Vincent Malzahn, Catholic Writers’ Association



“Drumwall
is the story of one man’s struggle to maintain faith in a resistant
society. Set in the future on another world, Drumwall is a story
relevant to today, a story to be treasured.”

Katherine Lively, Catholic Writers’ Association


“Rodriguez writes, ‘It
was as though a light had suddenly been turned off, and he was plunged
into darkness. In the midst of it all, what he feared most was that
because of his failure to protect the helpless, he had lost his way to
God.’

“A prophet amongst the nonbelievers, (Father) Zamora must hold on to his faith, even if it means his life. Maintaining faith in a faith-less civilization is Zamora’s test and Rodriguez pulls it off beautifully.


“…Drumwall
is a well-written tale of the humanity that exists in each person.
Rodriguez creatively and smoothly infuses religion, science fiction,
and discovery.”

Nicole Givens Kurtz, eBook Reviews Weekly



“Drumwall
is a captivating tale that thrusts an unsuspecting, confident priest
into an alien world, where the fabric of his faith is challenged.”

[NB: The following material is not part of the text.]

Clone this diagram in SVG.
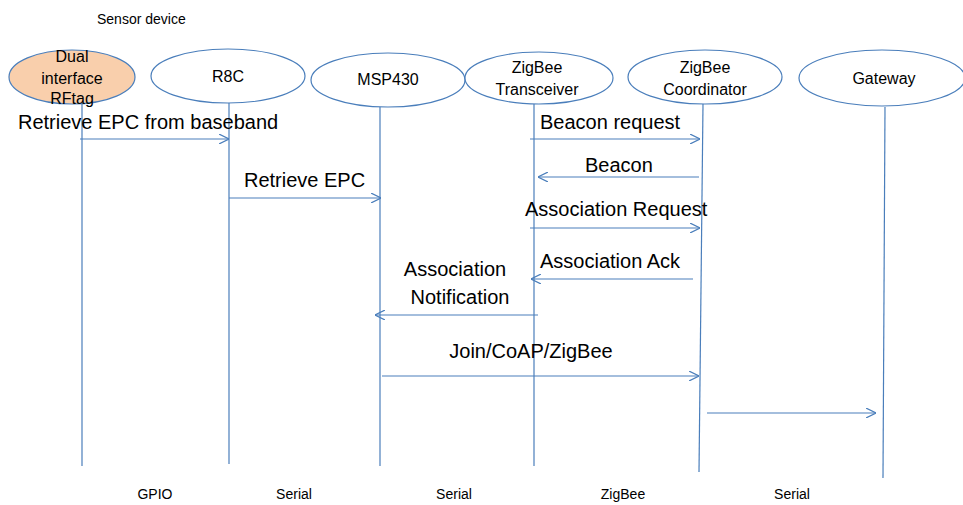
<svg xmlns="http://www.w3.org/2000/svg" width="963" height="505" viewBox="0 0 963 505">
<defs>
<style>
.n{fill:#ffffff;stroke:#4a7ebb;stroke-width:1.2}
.rf{fill:#f9cfac}
.t{font-family:"Liberation Sans",Arial,sans-serif;font-size:16px;fill:#000}
.m{font-family:"Liberation Sans",Arial,sans-serif;font-size:20px;fill:#000}
.s{font-family:"Liberation Sans",Arial,sans-serif;font-size:14px;fill:#000}
.ll{stroke:#4a7ebb;stroke-width:1.2;fill:none}
.a{stroke:#4a7ebb;stroke-width:1.2;fill:none;marker-end:url(#ah)}
</style>
<marker id="ah" viewBox="0 0 10 10" refX="10" refY="5" markerWidth="10" markerHeight="10" markerUnits="userSpaceOnUse" orient="auto">
<path d="M0,0 L10,5 L0,10" fill="none" stroke="#4a7ebb" stroke-width="1.2"/>
</marker>
</defs>
<rect width="963" height="505" fill="#ffffff"/>
<text class="s" x="97" y="24">Sensor device</text>

<g id="lifelines">
<line class="ll" x1="82" y1="104" x2="82" y2="466"/>
<line class="ll" x1="229" y1="103" x2="229" y2="464"/>
<line class="ll" x1="380" y1="107" x2="380" y2="466"/>
<line class="ll" x1="534" y1="104" x2="534" y2="466"/>
<line class="ll" x1="703" y1="104" x2="699" y2="472"/>
<line class="ll" x1="885" y1="107" x2="883" y2="478"/>
</g>

<g id="rftag">
<ellipse class="n rf" cx="72" cy="77" rx="63" ry="27"/>
<text class="t" x="72" y="62" text-anchor="middle">Dual</text>
<text class="t" x="72" y="84" text-anchor="middle">interface</text>
<text class="t" x="72" y="104" text-anchor="middle">RFtag</text>
</g>
<g id="r8c">
<ellipse class="n" cx="228" cy="76" rx="77" ry="27"/>
<text class="t" x="228" y="82" text-anchor="middle">R8C</text>
</g>
<g id="msp430">
<ellipse class="n" cx="388" cy="80" rx="77" ry="27"/>
<text class="t" x="388" y="85" text-anchor="middle">MSP430</text>
</g>
<g id="transceiver">
<ellipse class="n" cx="539" cy="78" rx="74" ry="26"/>
<text class="t" x="537" y="73" text-anchor="middle">ZigBee</text>
<text class="t" x="537" y="95" text-anchor="middle">Transceiver</text>
</g>
<g id="coordinator">
<ellipse class="n" cx="705" cy="77" rx="77" ry="27"/>
<text class="t" x="705" y="73" text-anchor="middle">ZigBee</text>
<text class="t" x="705" y="95" text-anchor="middle">Coordinator</text>
</g>
<g id="gateway">
<ellipse class="n" cx="882" cy="78" rx="83" ry="28"/>
<text class="t" x="884" y="84" text-anchor="middle">Gateway</text>
</g>

<g id="connectors">
<line class="a" x1="80" y1="139" x2="229" y2="139"/>
<line class="a" x1="229" y1="198" x2="381" y2="198"/>
<line class="a" x1="530" y1="139" x2="700" y2="139"/>
<line class="a" x1="699" y1="177" x2="538" y2="177"/>
<line class="a" x1="530" y1="228" x2="700" y2="228"/>
<line class="a" x1="693" y1="279" x2="531" y2="279"/>
<line class="a" x1="538" y1="315" x2="375" y2="315"/>
<line class="a" x1="382" y1="376" x2="699" y2="376"/>
<line class="a" x1="707" y1="413" x2="876" y2="413"/>
</g>

<g id="labels">
<text class="m" x="18" y="129">Retrieve EPC from baseband</text>
<text class="m" x="244" y="187">Retrieve EPC</text>
<text class="m" x="540" y="129">Beacon request</text>
<text class="m" x="585" y="172">Beacon</text>
<text class="m" x="525" y="216">Association Request</text>
<text class="m" x="540" y="268">Association Ack</text>
<text class="m" x="455" y="276" text-anchor="middle">Association</text>
<text class="m" x="460" y="304" text-anchor="middle">Notification</text>
<text class="m" x="531" y="358" text-anchor="middle">Join/CoAP/ZigBee</text>
</g>

<g id="interfaces">
<text class="s" x="155" y="499" text-anchor="middle">GPIO</text>
<text class="s" x="294" y="499" text-anchor="middle">Serial</text>
<text class="s" x="454" y="499" text-anchor="middle">Serial</text>
<text class="s" x="623" y="499" text-anchor="middle">ZigBee</text>
<text class="s" x="792" y="499" text-anchor="middle">Serial</text>
</g>
</svg>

Kassandra Washington, Timeless Tales Reviewer



The Story:
The mining colony at Drumwall Fortress on the planet of Cumaro was
the ideal assignment: pristine, wild, and beautiful; with but one
deadly flaw; Lord Banyon, the local tribal chieftain of the Mautlaut.
Two years prior to Father Andrew’s arrival, his predecessor, Father
Menlo, disappeared under mysterious circumstances. But now, a Mautlaut
runner has brought a message from Lord Banyon – written in faultless
English. Could Father Menlo still be alive?

But as Father Andrew
begins to solve the baffling disappearance of his predecessor, he is
haunted by yet another personal mystery. In discovering an ancient
Cumaron text in a long forgotten library at Drumwall, Father Andrew
begins experiencing visions. Are these visions of God, or are they a
split from reality and a further spiraling downward into madness?